> [Given data]
************

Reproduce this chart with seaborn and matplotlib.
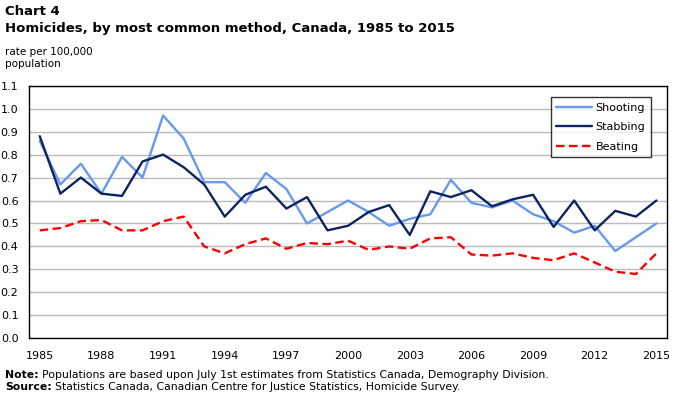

************

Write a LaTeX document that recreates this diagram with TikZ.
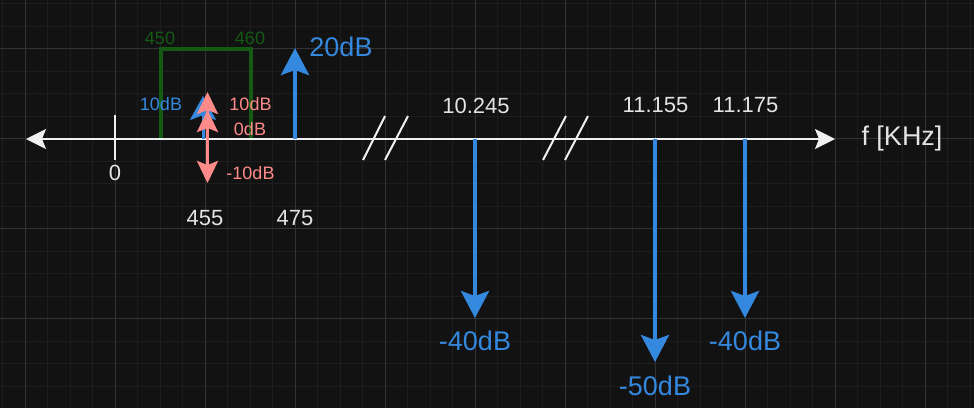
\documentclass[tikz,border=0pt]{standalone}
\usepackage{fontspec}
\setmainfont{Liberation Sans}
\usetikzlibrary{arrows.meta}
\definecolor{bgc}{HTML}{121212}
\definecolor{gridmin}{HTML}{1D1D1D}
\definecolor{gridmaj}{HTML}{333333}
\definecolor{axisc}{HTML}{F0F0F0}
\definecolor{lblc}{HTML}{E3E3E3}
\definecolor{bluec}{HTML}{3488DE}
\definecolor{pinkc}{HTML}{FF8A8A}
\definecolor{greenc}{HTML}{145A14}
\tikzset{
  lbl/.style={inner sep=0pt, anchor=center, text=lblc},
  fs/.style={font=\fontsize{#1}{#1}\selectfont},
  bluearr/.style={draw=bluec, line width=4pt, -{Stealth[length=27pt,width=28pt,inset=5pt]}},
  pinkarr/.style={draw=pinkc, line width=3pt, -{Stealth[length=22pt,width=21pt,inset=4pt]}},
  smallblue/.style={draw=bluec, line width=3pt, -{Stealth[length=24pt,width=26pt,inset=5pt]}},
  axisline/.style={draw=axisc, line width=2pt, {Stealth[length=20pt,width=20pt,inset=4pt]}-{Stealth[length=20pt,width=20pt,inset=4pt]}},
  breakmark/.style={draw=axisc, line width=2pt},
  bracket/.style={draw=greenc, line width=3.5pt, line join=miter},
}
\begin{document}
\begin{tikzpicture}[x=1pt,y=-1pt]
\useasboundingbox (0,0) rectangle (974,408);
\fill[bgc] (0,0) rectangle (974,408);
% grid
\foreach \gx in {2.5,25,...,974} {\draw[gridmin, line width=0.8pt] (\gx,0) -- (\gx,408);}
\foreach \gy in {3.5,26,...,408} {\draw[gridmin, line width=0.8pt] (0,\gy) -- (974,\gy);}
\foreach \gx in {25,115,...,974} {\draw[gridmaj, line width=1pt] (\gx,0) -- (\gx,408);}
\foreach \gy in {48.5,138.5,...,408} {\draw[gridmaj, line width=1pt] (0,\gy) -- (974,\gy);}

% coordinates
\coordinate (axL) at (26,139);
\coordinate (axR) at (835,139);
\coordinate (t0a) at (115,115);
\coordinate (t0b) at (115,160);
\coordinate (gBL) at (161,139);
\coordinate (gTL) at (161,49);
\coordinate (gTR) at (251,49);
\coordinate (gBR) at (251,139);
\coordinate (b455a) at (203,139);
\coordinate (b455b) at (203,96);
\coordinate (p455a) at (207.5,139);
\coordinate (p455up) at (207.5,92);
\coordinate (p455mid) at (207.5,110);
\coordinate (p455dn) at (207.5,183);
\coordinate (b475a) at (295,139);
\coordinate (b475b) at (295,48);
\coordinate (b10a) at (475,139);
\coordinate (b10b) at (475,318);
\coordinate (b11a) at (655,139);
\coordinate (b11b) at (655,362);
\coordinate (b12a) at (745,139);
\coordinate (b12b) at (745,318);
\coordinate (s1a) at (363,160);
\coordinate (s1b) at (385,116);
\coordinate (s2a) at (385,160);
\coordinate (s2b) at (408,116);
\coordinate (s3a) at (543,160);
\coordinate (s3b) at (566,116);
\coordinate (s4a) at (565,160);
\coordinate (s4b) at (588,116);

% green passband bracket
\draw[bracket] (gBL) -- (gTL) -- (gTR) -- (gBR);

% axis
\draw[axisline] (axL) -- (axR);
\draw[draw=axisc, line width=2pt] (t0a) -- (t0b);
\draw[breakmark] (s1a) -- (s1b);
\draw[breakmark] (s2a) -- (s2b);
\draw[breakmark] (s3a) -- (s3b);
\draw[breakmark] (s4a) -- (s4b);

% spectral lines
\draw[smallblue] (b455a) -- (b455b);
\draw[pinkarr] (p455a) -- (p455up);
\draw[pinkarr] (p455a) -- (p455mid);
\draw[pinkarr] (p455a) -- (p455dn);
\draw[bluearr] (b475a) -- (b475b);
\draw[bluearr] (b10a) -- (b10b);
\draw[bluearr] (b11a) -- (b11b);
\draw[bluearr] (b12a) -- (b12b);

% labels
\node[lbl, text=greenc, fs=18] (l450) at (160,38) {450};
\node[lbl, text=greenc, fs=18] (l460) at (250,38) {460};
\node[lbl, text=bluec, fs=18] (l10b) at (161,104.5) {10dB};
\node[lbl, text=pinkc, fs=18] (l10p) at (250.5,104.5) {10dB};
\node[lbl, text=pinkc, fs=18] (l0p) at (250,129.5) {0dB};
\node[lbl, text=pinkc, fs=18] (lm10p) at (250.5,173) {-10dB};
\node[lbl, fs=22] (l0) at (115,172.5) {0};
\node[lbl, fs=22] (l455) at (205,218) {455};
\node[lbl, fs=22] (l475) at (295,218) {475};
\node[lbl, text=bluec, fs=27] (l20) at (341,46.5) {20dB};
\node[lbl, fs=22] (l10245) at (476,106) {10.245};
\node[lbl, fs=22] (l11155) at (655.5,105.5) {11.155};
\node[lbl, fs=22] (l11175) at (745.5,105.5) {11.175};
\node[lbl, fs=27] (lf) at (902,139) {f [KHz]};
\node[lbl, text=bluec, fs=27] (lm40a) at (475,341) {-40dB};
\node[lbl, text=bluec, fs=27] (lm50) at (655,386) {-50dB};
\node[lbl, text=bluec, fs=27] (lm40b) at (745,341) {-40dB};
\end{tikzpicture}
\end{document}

************

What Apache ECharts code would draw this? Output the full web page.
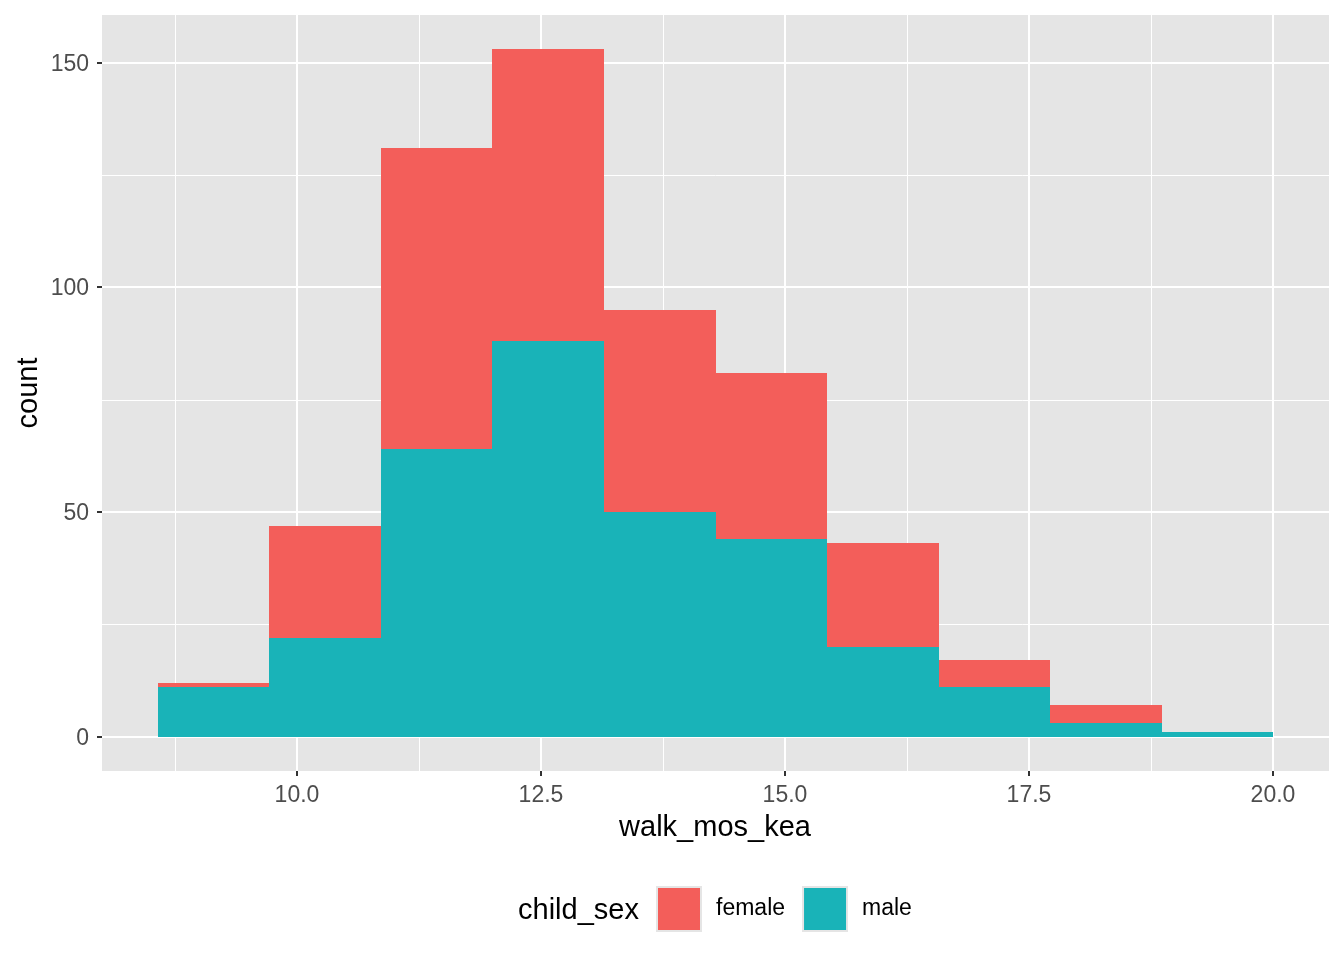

************

> [Set task] Which lines contain the word "this"? Return each of them.

> [Task response]
Reproduce this chart with seaborn and matplotlib.
Write a LaTeX document that recreates this diagram with TikZ.
What Apache ECharts code would draw this? Output the full web page.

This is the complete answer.